Records shown:
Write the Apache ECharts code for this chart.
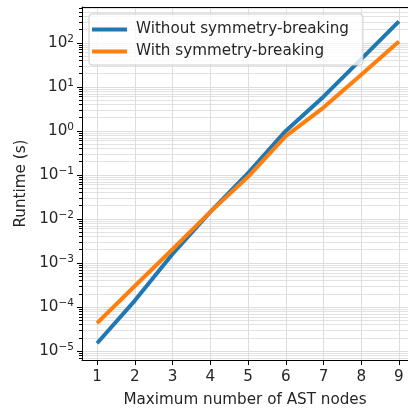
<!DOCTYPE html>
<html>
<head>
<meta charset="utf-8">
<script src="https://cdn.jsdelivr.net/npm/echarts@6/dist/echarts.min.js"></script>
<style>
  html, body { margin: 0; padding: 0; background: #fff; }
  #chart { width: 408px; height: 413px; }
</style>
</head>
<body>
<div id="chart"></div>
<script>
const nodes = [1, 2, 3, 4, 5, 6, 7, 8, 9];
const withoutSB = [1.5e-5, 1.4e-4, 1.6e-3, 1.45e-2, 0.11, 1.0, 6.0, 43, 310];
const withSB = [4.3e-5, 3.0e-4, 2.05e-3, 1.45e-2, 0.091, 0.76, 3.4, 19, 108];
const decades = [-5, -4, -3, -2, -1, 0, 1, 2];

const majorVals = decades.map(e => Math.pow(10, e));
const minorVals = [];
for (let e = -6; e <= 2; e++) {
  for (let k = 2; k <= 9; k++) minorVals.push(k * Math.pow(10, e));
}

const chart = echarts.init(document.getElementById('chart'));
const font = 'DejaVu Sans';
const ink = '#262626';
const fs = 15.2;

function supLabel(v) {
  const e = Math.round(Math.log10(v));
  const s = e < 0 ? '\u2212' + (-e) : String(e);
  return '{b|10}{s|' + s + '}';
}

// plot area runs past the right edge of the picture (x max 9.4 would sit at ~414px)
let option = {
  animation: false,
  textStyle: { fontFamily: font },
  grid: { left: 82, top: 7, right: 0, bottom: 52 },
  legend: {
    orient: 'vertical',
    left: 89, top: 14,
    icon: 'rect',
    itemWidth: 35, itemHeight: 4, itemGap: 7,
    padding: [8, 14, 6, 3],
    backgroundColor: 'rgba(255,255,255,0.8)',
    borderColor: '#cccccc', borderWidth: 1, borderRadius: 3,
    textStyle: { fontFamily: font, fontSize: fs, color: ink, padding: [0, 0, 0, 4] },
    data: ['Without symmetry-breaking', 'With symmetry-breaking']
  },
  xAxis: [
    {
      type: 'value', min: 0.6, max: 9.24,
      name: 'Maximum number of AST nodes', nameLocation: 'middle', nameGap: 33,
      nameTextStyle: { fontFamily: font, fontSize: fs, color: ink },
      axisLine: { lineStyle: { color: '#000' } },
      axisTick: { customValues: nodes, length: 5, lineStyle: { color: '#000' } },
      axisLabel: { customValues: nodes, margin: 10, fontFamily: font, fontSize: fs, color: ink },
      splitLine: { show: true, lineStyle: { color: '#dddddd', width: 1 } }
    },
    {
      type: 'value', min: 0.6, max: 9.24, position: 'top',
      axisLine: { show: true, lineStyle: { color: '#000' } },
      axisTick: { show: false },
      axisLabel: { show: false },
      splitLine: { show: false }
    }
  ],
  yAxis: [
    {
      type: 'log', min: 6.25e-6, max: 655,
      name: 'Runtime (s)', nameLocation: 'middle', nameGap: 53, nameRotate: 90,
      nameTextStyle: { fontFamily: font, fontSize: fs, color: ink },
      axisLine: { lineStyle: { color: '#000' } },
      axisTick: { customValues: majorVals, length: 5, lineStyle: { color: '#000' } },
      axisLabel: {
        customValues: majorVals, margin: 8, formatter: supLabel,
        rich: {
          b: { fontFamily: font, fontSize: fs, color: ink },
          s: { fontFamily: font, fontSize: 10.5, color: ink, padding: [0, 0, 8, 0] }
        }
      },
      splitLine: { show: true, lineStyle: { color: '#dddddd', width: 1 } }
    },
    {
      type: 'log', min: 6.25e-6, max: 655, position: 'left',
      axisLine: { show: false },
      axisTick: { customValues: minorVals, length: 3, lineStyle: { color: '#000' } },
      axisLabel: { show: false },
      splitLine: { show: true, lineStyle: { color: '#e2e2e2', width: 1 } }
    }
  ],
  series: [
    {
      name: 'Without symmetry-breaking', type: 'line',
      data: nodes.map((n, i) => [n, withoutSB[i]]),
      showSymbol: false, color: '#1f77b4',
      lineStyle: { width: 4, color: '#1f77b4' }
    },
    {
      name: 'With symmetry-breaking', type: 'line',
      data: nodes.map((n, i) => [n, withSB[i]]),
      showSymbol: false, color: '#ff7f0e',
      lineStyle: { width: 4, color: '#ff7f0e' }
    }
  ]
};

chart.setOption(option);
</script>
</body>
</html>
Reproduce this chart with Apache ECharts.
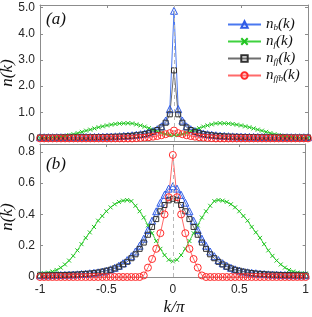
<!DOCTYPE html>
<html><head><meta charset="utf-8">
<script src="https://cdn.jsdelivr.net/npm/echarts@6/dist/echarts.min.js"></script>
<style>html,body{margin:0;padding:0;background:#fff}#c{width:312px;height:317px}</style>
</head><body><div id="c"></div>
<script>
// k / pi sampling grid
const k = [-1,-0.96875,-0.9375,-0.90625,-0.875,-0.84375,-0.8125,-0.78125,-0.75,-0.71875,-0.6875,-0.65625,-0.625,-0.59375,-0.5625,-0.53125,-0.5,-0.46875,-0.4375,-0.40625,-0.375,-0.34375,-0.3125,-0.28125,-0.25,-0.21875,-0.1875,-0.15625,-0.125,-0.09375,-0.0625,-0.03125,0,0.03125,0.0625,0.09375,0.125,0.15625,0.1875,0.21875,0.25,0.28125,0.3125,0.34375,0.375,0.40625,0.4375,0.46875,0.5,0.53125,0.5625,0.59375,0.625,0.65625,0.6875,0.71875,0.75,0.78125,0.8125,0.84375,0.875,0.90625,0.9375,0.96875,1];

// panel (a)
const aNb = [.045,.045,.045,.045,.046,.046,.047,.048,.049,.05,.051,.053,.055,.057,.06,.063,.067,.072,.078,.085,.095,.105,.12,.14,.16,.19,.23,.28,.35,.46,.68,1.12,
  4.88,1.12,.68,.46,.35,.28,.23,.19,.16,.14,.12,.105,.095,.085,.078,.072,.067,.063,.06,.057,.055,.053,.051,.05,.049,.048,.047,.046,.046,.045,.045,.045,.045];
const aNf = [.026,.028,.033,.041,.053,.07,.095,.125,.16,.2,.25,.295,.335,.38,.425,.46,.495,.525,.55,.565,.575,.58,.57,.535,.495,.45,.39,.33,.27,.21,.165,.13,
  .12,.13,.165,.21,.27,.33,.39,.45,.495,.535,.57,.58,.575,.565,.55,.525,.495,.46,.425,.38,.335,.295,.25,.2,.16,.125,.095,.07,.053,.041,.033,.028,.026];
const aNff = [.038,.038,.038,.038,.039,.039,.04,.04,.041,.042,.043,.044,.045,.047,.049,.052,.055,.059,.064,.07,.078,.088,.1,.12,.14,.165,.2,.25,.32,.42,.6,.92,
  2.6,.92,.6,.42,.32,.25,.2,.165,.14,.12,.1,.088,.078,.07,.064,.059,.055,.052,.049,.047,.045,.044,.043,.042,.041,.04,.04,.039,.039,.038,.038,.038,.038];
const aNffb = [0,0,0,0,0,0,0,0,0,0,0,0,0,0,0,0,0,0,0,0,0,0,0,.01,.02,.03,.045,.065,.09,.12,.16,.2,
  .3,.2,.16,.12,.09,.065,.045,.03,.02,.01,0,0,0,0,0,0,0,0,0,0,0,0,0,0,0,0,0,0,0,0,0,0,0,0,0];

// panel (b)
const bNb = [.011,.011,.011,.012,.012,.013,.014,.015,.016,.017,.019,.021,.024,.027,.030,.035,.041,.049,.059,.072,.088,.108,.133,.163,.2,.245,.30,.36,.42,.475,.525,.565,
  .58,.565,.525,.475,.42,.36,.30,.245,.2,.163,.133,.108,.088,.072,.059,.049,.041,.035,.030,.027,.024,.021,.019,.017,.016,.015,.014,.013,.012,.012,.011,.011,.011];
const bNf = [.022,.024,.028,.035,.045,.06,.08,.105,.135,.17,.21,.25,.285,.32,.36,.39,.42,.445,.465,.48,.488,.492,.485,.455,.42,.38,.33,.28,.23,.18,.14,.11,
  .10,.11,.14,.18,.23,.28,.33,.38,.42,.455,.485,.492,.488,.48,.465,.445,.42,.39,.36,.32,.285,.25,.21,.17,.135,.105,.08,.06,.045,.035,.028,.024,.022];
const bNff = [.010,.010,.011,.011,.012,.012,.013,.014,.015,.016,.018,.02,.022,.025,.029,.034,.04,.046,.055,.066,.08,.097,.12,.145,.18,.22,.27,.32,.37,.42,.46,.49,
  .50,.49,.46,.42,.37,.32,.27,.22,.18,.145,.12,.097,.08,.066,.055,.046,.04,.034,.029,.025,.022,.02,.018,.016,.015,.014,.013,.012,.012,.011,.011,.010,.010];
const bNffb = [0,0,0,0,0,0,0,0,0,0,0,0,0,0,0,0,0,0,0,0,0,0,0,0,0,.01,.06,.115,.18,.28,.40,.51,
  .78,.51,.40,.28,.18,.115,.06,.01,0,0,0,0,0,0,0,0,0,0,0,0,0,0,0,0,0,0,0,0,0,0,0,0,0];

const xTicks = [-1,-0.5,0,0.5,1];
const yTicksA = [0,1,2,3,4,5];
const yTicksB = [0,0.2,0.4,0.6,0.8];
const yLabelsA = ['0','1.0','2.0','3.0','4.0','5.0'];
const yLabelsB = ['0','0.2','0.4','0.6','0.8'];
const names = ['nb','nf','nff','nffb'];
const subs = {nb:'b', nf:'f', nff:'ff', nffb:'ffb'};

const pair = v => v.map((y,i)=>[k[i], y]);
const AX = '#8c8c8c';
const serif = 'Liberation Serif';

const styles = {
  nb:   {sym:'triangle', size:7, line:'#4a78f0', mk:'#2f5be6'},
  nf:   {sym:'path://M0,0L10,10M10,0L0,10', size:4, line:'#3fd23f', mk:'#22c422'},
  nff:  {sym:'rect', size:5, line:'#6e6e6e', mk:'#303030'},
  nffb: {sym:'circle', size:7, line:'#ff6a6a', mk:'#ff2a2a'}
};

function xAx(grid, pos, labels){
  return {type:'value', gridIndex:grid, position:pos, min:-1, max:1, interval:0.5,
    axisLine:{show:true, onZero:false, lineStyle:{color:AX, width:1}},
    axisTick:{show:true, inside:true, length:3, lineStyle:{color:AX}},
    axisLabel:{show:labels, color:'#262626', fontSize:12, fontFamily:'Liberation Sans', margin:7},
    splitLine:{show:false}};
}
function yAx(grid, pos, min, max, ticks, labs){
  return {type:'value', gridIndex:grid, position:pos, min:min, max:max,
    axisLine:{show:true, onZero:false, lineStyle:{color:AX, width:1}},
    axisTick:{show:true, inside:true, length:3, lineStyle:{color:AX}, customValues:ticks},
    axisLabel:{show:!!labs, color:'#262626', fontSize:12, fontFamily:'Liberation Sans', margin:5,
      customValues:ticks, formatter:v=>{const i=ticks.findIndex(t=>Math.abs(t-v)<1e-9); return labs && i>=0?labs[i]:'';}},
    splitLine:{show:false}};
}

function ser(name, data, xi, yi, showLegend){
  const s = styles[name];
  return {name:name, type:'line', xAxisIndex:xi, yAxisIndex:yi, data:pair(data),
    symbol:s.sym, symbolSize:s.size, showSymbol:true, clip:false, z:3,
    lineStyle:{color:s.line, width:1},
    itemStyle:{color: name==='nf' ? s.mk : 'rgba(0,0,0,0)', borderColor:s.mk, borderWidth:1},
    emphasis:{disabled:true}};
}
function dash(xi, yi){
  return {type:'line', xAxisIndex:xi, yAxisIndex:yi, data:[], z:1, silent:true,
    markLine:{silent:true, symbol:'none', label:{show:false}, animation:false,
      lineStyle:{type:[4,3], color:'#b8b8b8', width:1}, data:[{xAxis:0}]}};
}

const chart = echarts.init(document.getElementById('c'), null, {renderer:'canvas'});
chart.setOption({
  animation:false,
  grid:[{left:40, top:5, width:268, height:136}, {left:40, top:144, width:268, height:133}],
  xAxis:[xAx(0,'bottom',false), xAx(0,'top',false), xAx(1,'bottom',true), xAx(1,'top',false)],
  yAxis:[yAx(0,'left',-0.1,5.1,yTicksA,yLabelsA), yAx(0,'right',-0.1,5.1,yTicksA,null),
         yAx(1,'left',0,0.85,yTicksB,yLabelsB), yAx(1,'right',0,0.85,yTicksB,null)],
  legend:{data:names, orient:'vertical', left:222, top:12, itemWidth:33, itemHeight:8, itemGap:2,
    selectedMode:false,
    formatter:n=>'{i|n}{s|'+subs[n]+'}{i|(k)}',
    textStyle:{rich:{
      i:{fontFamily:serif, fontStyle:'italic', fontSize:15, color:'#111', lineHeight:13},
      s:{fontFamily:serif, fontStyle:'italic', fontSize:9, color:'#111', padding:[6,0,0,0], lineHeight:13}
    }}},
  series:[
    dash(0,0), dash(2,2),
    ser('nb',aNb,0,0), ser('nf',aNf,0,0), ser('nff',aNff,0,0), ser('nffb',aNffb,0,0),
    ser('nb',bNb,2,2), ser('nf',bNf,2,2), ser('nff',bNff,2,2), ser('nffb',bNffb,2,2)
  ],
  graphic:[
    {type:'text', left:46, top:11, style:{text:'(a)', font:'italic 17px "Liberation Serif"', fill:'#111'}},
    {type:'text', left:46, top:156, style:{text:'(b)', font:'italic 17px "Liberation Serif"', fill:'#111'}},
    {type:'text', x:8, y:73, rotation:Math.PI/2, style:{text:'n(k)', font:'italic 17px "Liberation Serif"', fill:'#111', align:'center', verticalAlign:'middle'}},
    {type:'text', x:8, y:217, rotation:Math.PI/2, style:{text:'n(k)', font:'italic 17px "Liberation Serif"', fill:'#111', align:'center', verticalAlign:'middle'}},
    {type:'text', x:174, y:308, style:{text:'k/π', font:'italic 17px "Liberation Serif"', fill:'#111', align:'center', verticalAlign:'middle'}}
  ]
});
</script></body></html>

Work to be completed:
Identify and extract each line of the listing that contains "Apache".

Output of the task:
Write the Apache ECharts code for this chart.
Reproduce this chart with Apache ECharts.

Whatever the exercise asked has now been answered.